While many investors don't understand the nuances, there is a caste system in manufacturing where major players do business with each other while upstarts like Axion are viewed first as nuisances, second as competitive risks, third as acquisition targets and finally as serious partners that should be treated like peers. The process of moving from the bottom rung on the manufacturing food chain to meaningful partner status is painful, time consuming and expensive. It frequently involves years of apparent inactivity as the majors engage in endless testing, validation, process assessments and scalability evaluations. During the doldrums markets tend to assume that none of the hard work will bear fruit and all the effort will have been in vain. When the first implementation decision is made, the presumption shifts overnight as the market concludes, "if it's good enough for Customer A it will most certainly be good enough for Customers B through F."
At this year's annual meeting, Axion's CEO Tom Granville explained that the company is involved in two projects with multi-national battery manufacturers that are evaluating the portability of Axion's technology with an eye to developing collaborative production relationships. He also reaffirmed an earlier promise that Axion would make a substantial sales announcement before the next quarterly earnings call in mid-November.

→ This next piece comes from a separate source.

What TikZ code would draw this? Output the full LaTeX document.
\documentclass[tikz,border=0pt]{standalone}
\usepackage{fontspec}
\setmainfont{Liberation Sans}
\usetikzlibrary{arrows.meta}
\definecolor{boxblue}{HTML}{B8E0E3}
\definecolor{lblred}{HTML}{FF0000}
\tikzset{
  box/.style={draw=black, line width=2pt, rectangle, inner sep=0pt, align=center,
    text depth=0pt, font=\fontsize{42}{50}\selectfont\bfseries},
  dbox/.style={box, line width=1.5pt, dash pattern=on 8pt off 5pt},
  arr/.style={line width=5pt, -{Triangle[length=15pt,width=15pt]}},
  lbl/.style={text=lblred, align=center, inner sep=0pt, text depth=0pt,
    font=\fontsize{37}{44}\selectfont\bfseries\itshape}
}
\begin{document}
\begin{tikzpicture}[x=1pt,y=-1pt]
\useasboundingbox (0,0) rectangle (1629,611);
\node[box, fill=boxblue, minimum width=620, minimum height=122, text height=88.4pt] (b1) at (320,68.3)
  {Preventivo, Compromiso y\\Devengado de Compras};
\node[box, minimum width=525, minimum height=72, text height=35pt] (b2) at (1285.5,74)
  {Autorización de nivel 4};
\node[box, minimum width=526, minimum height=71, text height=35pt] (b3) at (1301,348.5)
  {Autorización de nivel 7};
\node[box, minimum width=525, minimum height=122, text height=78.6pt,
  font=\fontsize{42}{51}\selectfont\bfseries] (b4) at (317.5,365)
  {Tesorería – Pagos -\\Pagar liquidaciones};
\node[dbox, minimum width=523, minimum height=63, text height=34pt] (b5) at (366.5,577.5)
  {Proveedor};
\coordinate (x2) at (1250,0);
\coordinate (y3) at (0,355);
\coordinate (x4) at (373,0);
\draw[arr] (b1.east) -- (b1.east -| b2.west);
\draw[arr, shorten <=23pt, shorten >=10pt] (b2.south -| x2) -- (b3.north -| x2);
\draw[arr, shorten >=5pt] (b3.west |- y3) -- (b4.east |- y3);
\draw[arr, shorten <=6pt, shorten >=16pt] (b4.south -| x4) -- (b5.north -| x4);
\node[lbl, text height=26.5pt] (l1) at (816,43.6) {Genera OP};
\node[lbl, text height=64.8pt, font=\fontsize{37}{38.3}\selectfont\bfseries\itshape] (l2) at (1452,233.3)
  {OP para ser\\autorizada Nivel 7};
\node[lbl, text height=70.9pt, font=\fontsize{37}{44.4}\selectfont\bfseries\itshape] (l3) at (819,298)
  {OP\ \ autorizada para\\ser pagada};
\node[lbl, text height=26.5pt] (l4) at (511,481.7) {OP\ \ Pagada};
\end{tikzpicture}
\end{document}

Axion's recent PIPE financing has a variable conversion price, which makes it hard to get a firm grip on the number of common shares that will be outstanding when the smoke clears. My best current estimate is that the final share count will be a little shy of 200 million, which gives Axion an implied fully-diluted market capitalization of about $25 million; a figure that's roughly 2.5 times current book value but only one-quarter of the cumulative investment over the last decade. While all of Axion's business relationships are suggesting that an implementation decision is imminent, the market is currently pricing the stock for failure.

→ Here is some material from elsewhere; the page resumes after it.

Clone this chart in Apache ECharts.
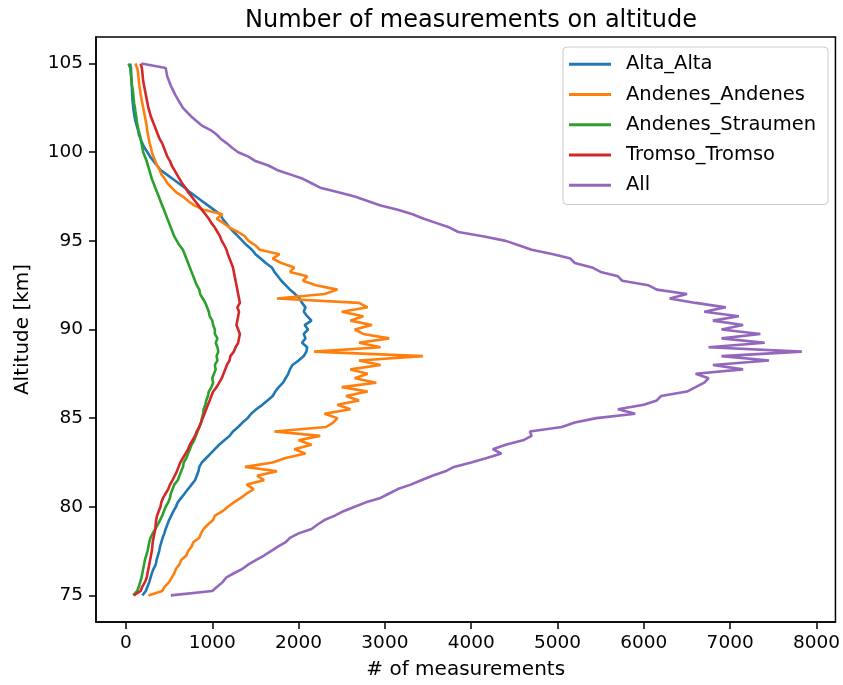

I've seen this dynamic before with transition stage companies and the outcome is always the same. If commercial implementation is delayed the stock price continues to wallow. Once an implementation decision is made, market capitalizations quickly surge from a fraction of cumulative investment to a multiple of cumulative investment.
Almost three years ago I wrote an article titled "Energy Storage, The Valley of Death and The Elephant Hunters" that explained how stocks behave as companies like Axion make the transition from R&D to commercial sales. While Axion's transition has taken far longer than I expected, all the signs and portents indicate that the PbC will be solidly competitive in several billion-dollar market niches. Axion's stock remains a very high-risk investment but the worst-case outcome is continuation of the long slow price decline that's developed over the last three years while the best-case outcome is an epic multi-bagger.
Now that I've had a chance to see the PbC through the customer's eyes, I'm convinced that the likely outcome is a multi-bagger. I've owned over a million shares of Axion stock for years and have an average acquisition cost that's roughly 10 times the current market price. I've never felt better about my risk-reward profile.
Disclosure: I am long OTC:AXPW. I wrote this article myself, and it expresses my own opinions. I am not receiving compensation for it (other than from Seeking Alpha). I have no business relationship with any company whose stock is mentioned in this article. I'm a former director of Axion Power International and have a substantial long position in its common stock.